- PROBLEM REQUIREMENTS
In the entries below, find the lines that contain the word "this" and copy them.

───── RECORDS SHOWN

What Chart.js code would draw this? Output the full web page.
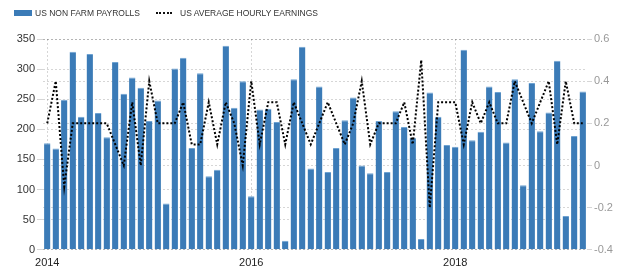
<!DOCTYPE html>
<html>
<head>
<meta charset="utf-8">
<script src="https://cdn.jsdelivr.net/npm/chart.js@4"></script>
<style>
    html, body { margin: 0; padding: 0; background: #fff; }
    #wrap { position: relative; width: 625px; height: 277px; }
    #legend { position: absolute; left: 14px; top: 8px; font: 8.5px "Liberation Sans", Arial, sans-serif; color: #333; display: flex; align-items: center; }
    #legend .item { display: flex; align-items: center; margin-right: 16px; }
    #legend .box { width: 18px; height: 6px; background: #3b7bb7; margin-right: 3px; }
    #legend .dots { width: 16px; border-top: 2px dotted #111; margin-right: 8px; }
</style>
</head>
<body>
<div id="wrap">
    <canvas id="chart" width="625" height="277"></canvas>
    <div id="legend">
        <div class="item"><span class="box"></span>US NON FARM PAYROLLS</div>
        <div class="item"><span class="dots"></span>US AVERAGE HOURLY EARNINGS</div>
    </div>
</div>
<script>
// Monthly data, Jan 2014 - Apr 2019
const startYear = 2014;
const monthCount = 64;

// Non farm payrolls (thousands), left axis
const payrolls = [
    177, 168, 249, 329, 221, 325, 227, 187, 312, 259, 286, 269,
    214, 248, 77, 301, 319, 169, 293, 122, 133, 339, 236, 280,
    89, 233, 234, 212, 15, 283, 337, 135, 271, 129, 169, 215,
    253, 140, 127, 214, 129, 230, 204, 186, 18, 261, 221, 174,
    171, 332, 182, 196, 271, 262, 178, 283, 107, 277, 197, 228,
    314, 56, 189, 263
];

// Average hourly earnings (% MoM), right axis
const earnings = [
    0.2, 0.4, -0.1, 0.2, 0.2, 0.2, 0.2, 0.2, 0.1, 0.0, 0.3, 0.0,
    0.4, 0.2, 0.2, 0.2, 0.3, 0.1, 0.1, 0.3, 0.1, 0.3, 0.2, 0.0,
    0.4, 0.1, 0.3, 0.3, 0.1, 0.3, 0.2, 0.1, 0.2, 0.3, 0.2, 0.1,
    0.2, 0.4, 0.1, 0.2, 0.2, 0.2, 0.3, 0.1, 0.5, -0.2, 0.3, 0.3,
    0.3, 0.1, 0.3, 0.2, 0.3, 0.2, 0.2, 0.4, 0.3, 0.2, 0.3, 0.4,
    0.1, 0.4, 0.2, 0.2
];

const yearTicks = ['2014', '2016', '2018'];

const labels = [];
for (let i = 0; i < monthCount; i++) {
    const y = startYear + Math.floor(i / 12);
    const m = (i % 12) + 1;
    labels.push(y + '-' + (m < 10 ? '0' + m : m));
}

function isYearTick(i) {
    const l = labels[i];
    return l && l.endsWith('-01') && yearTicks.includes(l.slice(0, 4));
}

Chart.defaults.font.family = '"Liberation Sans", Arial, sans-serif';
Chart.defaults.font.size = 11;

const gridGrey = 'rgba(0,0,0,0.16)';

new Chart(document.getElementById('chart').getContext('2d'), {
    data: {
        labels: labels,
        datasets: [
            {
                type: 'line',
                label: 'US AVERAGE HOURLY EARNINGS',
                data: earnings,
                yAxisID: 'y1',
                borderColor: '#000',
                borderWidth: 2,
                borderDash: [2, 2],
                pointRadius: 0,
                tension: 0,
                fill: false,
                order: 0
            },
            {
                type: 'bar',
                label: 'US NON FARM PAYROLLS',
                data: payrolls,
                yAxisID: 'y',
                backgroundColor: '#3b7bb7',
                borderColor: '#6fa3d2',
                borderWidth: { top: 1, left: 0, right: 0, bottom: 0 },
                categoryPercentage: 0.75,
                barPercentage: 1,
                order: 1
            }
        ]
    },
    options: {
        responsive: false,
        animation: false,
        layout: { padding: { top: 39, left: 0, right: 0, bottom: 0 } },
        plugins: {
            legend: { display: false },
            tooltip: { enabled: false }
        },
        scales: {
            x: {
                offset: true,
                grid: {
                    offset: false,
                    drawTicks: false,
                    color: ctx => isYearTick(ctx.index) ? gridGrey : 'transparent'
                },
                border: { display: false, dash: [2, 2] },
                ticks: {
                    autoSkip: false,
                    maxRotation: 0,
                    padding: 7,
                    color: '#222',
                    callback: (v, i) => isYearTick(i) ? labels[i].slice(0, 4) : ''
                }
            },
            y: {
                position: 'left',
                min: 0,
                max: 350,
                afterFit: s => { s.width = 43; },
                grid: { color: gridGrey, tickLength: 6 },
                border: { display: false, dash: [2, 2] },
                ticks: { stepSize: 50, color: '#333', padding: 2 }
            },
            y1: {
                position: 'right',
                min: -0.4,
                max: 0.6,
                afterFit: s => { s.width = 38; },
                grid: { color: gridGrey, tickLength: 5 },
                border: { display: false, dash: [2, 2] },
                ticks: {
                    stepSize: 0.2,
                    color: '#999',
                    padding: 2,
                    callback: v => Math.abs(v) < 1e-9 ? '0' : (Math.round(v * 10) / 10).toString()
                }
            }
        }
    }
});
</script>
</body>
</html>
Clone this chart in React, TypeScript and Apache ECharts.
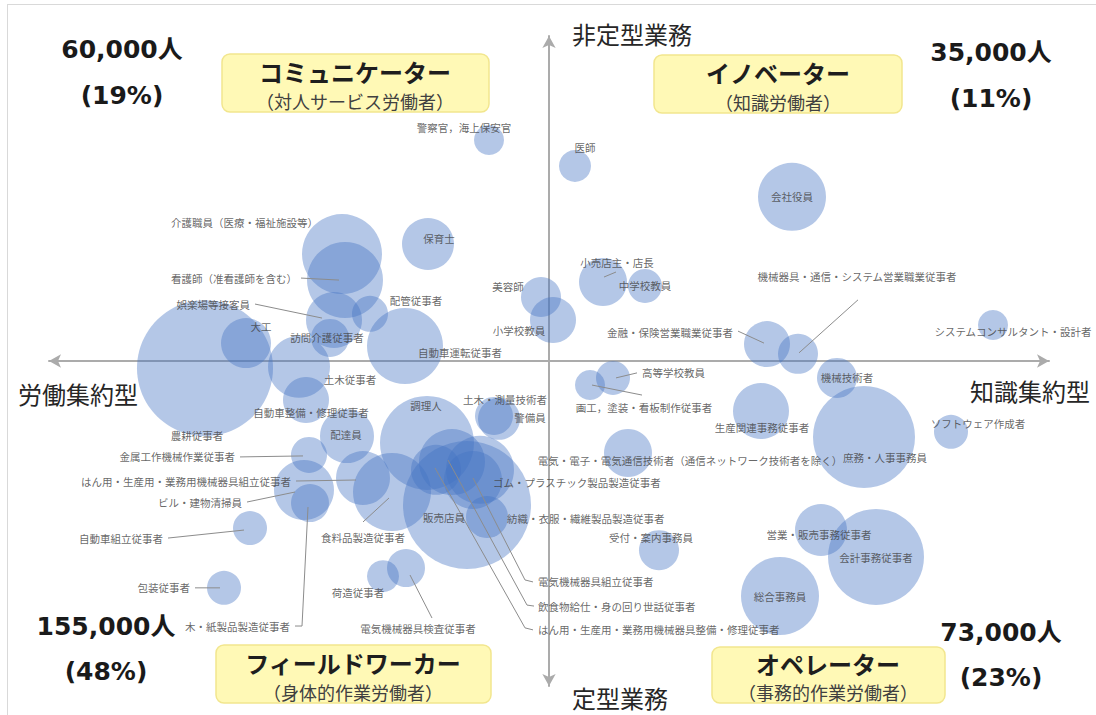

──────────

- TASK RESULT
What Chart.js code would draw this? Output the full web page.
Clone this chart in React, TypeScript and Apache ECharts.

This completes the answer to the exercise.